(Records from a data source)
— start —
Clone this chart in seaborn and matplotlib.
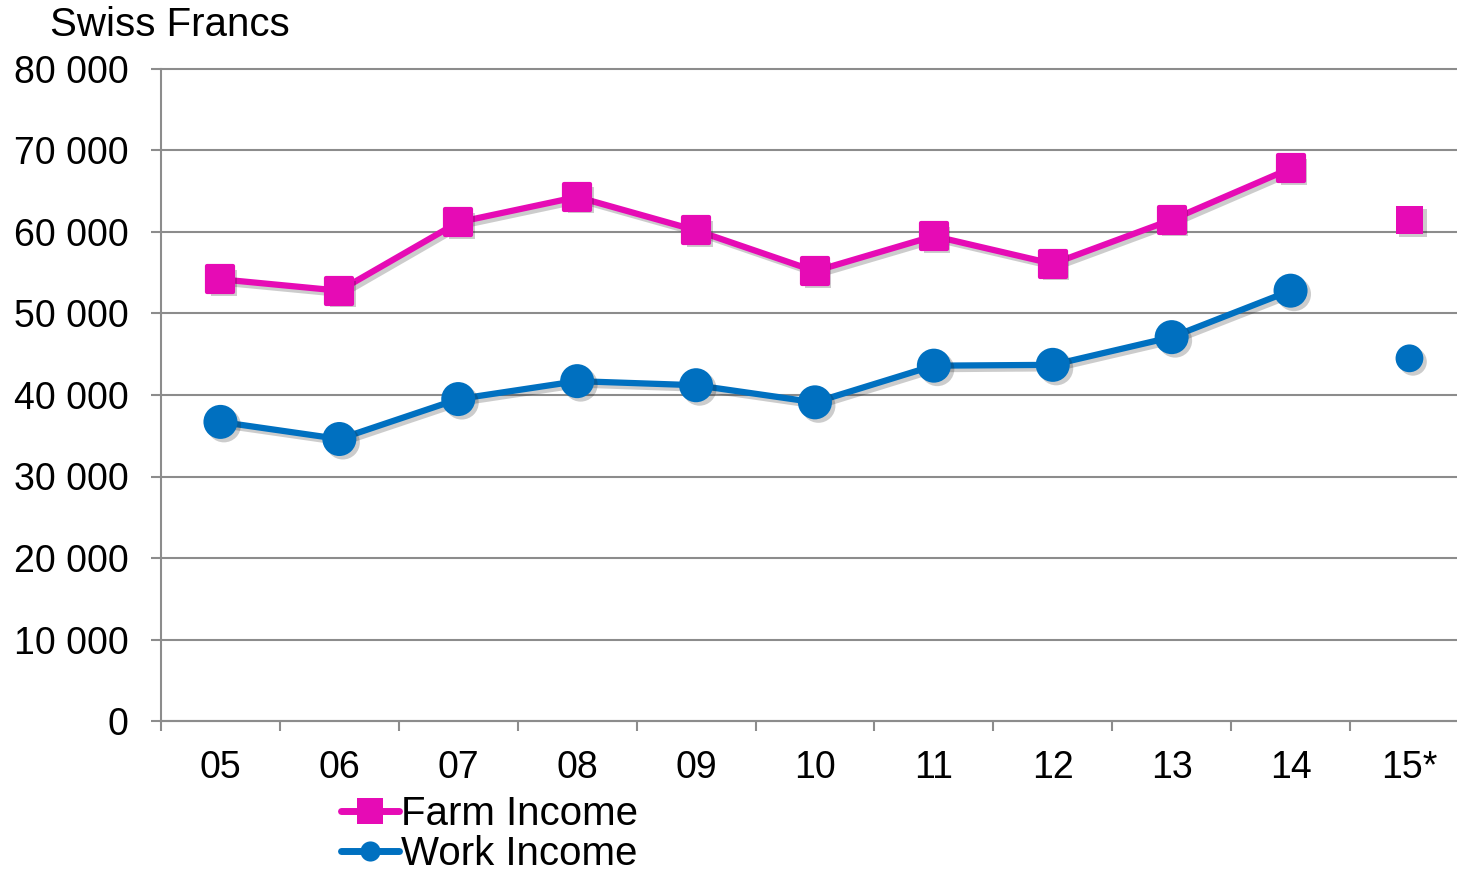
import matplotlib
matplotlib.use("Agg")
import matplotlib.pyplot as plt
from matplotlib import patheffects as pe
from matplotlib.lines import Line2D
import numpy as np
import pandas as pd
import seaborn as sns

# Average income per farm, Swiss Francs (15* = estimate)
years = ["05", "06", "07", "08", "09", "10", "11", "12", "13", "14", "15*"]
farm_income = [54200, 52800, 61200, 64300, 60200, 55200, 59500, 56100, 61500, 67800, 61500]
work_income = [36700, 34600, 39500, 41700, 41200, 39100, 43600, 43700, 47100, 52800, 44500]
y_ticks = [0, 10000, 20000, 30000, 40000, 50000, 60000, 70000, 80000]

PINK = "#E60BB5"
BLUE = "#0070C0"
GRID = "#8C8C8C"
FS = 27
FS_BIG = 29

sns.set_theme(style="white")
plt.rcParams["font.family"] = ["Liberation Sans", "DejaVu Sans"]
plt.rcParams["text.color"] = "black"

df = pd.DataFrame({"pos": np.arange(len(years)), "year": years,
                   "Farm Income": farm_income, "Work Income": work_income})
connected = df.iloc[:-1]
estimate = df.iloc[-1:]

W, H = 1457, 875
fig = plt.figure(figsize=(W / 100, H / 100), dpi=100)
ax_left, ax_right = 161, 161 + 11 * 118.9
ax = fig.add_axes([ax_left / W, 1 - 721 / H, (ax_right - ax_left) / W, (721 - 69) / H])

shadow_line = pe.SimpleLineShadow(offset=(2.5, -2.5), shadow_color="k", alpha=0.22)
shadow_patch = pe.SimplePatchShadow(offset=(2.5, -2.5), shadow_rgbFace="k", alpha=0.22)

# lines through the observed years
sns.lineplot(data=connected, x="pos", y="Farm Income", color=PINK, lw=4.5, ax=ax, zorder=3)
sns.lineplot(data=connected, x="pos", y="Work Income", color=BLUE, lw=4.5, ax=ax, zorder=3)
for ln in ax.lines:
    ln.set_path_effects([shadow_line, pe.Normal()])

# markers
sns.scatterplot(data=connected, x="pos", y="Farm Income", marker="s", s=350,
                color=PINK, edgecolor=PINK, linewidth=3, ax=ax, zorder=4)
sns.scatterplot(data=connected, x="pos", y="Work Income", marker="o", s=600,
                color=BLUE, edgecolor="none", linewidth=0, ax=ax, zorder=4)
sns.scatterplot(data=estimate, x="pos", y="Farm Income", marker="s", s=400,
                color=PINK, edgecolor="none", linewidth=0, ax=ax, zorder=4)
sns.scatterplot(data=estimate, x="pos", y="Work Income", marker="o", s=400,
                color=BLUE, edgecolor="none", linewidth=0, ax=ax, zorder=4)
for coll in ax.collections:
    coll.set_joinstyle("round")
    coll.set_path_effects([shadow_patch, pe.Normal()])

# axes
ax.set_xlim(-0.5, len(years) - 0.5)
ax.set_ylim(0, 80000)
ax.set_xlabel("")
ax.set_ylabel("")

ax.set_yticks(y_ticks)
ax.set_yticklabels([f"{v:,}".replace(",", " ") for v in y_ticks])
ax.tick_params(axis="y", direction="out", length=7.5, width=1.5, color=GRID,
               labelsize=FS, labelcolor="black", pad=16, left=True)

ax.set_xticks(np.arange(-0.5, len(years)), minor=False)
ax.set_xticklabels([])
ax.set_xticks(np.arange(len(years)), minor=True)
ax.set_xticklabels(years, minor=True)
ax.tick_params(axis="x", which="major", direction="out", length=7.5, width=1.5,
               color=GRID, bottom=True)
ax.tick_params(axis="x", which="minor", length=0, labelsize=FS, labelcolor="black",
               pad=21, bottom=True)

ax.yaxis.grid(True, color=GRID, lw=1.5, zorder=0)
ax.xaxis.grid(False)
for g in ax.get_ygridlines():
    g.set_clip_on(False)
for side in ("top", "right"):
    ax.spines[side].set_visible(False)
for side in ("left", "bottom"):
    ax.spines[side].set_color(GRID)
    ax.spines[side].set_linewidth(1.5)
ax.set_axisbelow(True)

fig.text(50 / W, 1 - 25 / H, "Swiss Francs", fontsize=FS_BIG, ha="left", va="center")

handles = [
    Line2D([], [], color=PINK, lw=5, marker="s", markersize=19, markeredgewidth=0,
           solid_capstyle="round"),
    Line2D([], [], color=BLUE, lw=5, marker="o", markersize=14.5, markeredgewidth=0,
           solid_capstyle="round"),
]
fig.legend(handles, ["Farm Income", "Work Income"], loc="upper left",
           bbox_to_anchor=(341 / W, 1 - 795 / H), frameon=False, fontsize=FS_BIG,
           handlelength=1.45, handletextpad=0.05, labelspacing=0.06,
           borderpad=0, borderaxespad=0)

fig.savefig("out.png", dpi=100)
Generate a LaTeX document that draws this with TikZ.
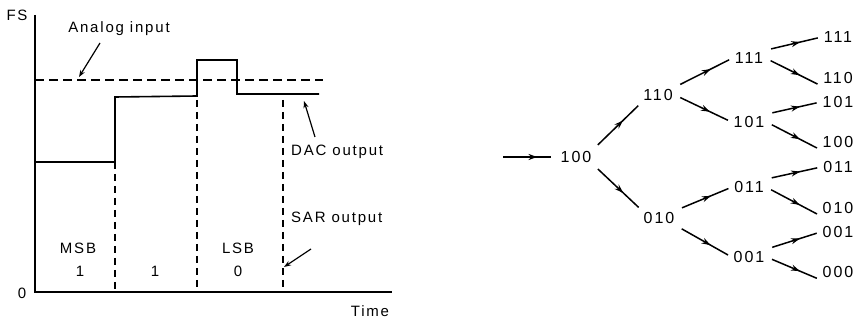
\documentclass[tikz,border=0pt]{standalone}
\usepackage{fontspec}
\setmainfont{Liberation Sans}[LetterSpace=12]
\usetikzlibrary{arrows.meta,decorations.markings}

\begin{document}
\begin{tikzpicture}[
  x=1pt, y=-1pt,
  lbl/.style={font=\fontsize{15}{17}\selectfont, inner sep=1pt},
  code/.style={font=\fontsize{16}{18}\selectfont, inner sep=2pt},
  midarr/.style={line width=1.5pt, postaction={decorate},
    decoration={markings, mark=at position .62 with {\arrow{Stealth[length=9pt,width=6pt]}}}},
  edge/.style={midarr, shorten <=6pt, shorten >=4pt},
  ptr/.style={line width=1.2pt, -{Stealth[length=7pt,width=5pt]}},
  vdash/.style={line width=1.2pt, dash pattern=on 7pt off 5pt}
]
  \useasboundingbox (0,0) rectangle (857,320);

  \draw[line width=1.4pt] (35,15) -- (35,292) -- (392,292);
  \node[lbl] (fs)   at (17,15)  {FS};
  \node[lbl] (zero) at (22,293) {0};
  \node[lbl] (time) at (370,311) {Time};

  \draw[line width=1.2pt, dash pattern=on 9pt off 5pt] (35,80) -- (323,80);
  \draw[line width=1.6pt] (35,162) -- (115,162) -- (115,97) -- (197,96) -- (197,60)
      -- (237,60) -- (237,94) -- (319,94);
  \draw[vdash] (115,162) -- (115,292);
  \draw[vdash] (197,100) -- (197,292);
  \draw[vdash] (283,100) -- (283,292);

  \node[lbl] (ain) at (119,29) {Analog input};
  \coordinate (ainA) at (100,43);
  \coordinate (ainB) at (79,77);
  \draw[ptr] (ainA) -- (ainB);

  \node[lbl, anchor=west] (dac) at (290,152) {DAC output};
  \coordinate (dacA) at (315,137);
  \coordinate (dacB) at (304,101);
  \draw[ptr] (dacA) -- (dacB);

  \node[lbl, anchor=west] (sar) at (290,219) {SAR output};
  \coordinate (sarA) at (311,249);
  \coordinate (sarB) at (284,267);
  \draw[ptr] (sarA) -- (sarB);

  \node[lbl] (msb) at (78,248)  {MSB};
  \node[lbl] (b1)  at (80,271)  {1};
  \node[lbl] (b2)  at (155,271) {1};
  \node[lbl] (lsb) at (238,248) {LSB};
  \node[lbl] (b3)  at (238,271) {0};

  \coordinate (in) at (503,157);
  \node[code] (r100) at (576,157) {100};
  \node[code] (n110) at (658,95)  {110};
  \node[code] (n010) at (659,218) {010};
  \node[code] (n111) at (749,58)  {111};
  \node[code] (n101) at (749,122) {101};
  \node[code] (n011) at (749,187) {011};
  \node[code] (n001) at (749,257) {001};
  \node[code] (l111) at (838,37)  {111};
  \node[code] (l110) at (838,78)  {110};
  \node[code] (l101) at (838,102) {101};
  \node[code] (l100) at (838,142) {100};
  \node[code] (l011) at (838,167) {011};
  \node[code] (l010) at (838,208) {010};
  \node[code] (l001) at (838,232) {001};
  \node[code] (l000) at (838,272) {000};

  \draw[midarr, shorten >=8pt] (in) -- (r100.west);
  \draw[edge] (r100.north east) -- (n110.south west);
  \draw[edge] (r100.south east) -- (n010.north west);
  \draw[edge] (n110.north east) -- (n111.west);
  \draw[edge] (n110.east) -- (n101.west);
  \draw[edge] (n010.north east) -- (n011.west);
  \draw[edge] (n010.south east) -- (n001.west);
  \draw[edge] (n111.north east) -- (l111.west);
  \draw[edge] (n111.east) -- (l110.south west);
  \draw[edge] (n101.north east) -- (l101.west);
  \draw[edge] (n101.east) -- (l100.south west);
  \draw[edge] (n011.north east) -- (l011.west);
  \draw[edge] (n011.east) -- (l010.south west);
  \draw[edge] (n001.north east) -- (l001.west);
  \draw[edge] (n001.east) -- (l000.south west);
\end{tikzpicture}
\end{document}
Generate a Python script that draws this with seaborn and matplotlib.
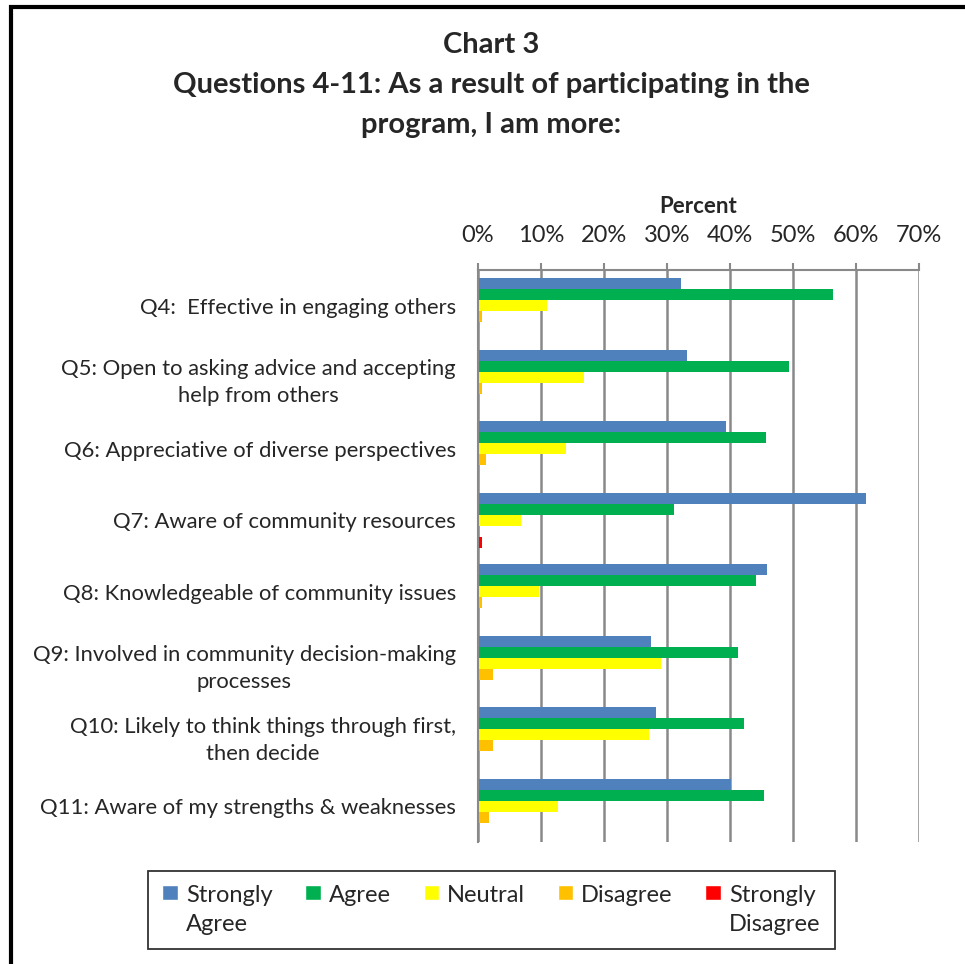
— end —
*Requirement*
Reproduce only the lines from the beginning of the data through the line that contains "estimate = df.iloc[-1:]", both included, and please drop the pictures.

*Solution*
Clone this chart in seaborn and matplotlib.
import matplotlib
matplotlib.use("Agg")
import matplotlib.pyplot as plt
from matplotlib import patheffects as pe
from matplotlib.lines import Line2D
import numpy as np
import pandas as pd
import seaborn as sns

# Average income per farm, Swiss Francs (15* = estimate)
years = ["05", "06", "07", "08", "09", "10", "11", "12", "13", "14", "15*"]
farm_income = [54200, 52800, 61200, 64300, 60200, 55200, 59500, 56100, 61500, 67800, 61500]
work_income = [36700, 34600, 39500, 41700, 41200, 39100, 43600, 43700, 47100, 52800, 44500]
y_ticks = [0, 10000, 20000, 30000, 40000, 50000, 60000, 70000, 80000]

PINK = "#E60BB5"
BLUE = "#0070C0"
GRID = "#8C8C8C"
FS = 27
FS_BIG = 29

sns.set_theme(style="white")
plt.rcParams["font.family"] = ["Liberation Sans", "DejaVu Sans"]
plt.rcParams["text.color"] = "black"

df = pd.DataFrame({"pos": np.arange(len(years)), "year": years,
                   "Farm Income": farm_income, "Work Income": work_income})
connected = df.iloc[:-1]
estimate = df.iloc[-1:]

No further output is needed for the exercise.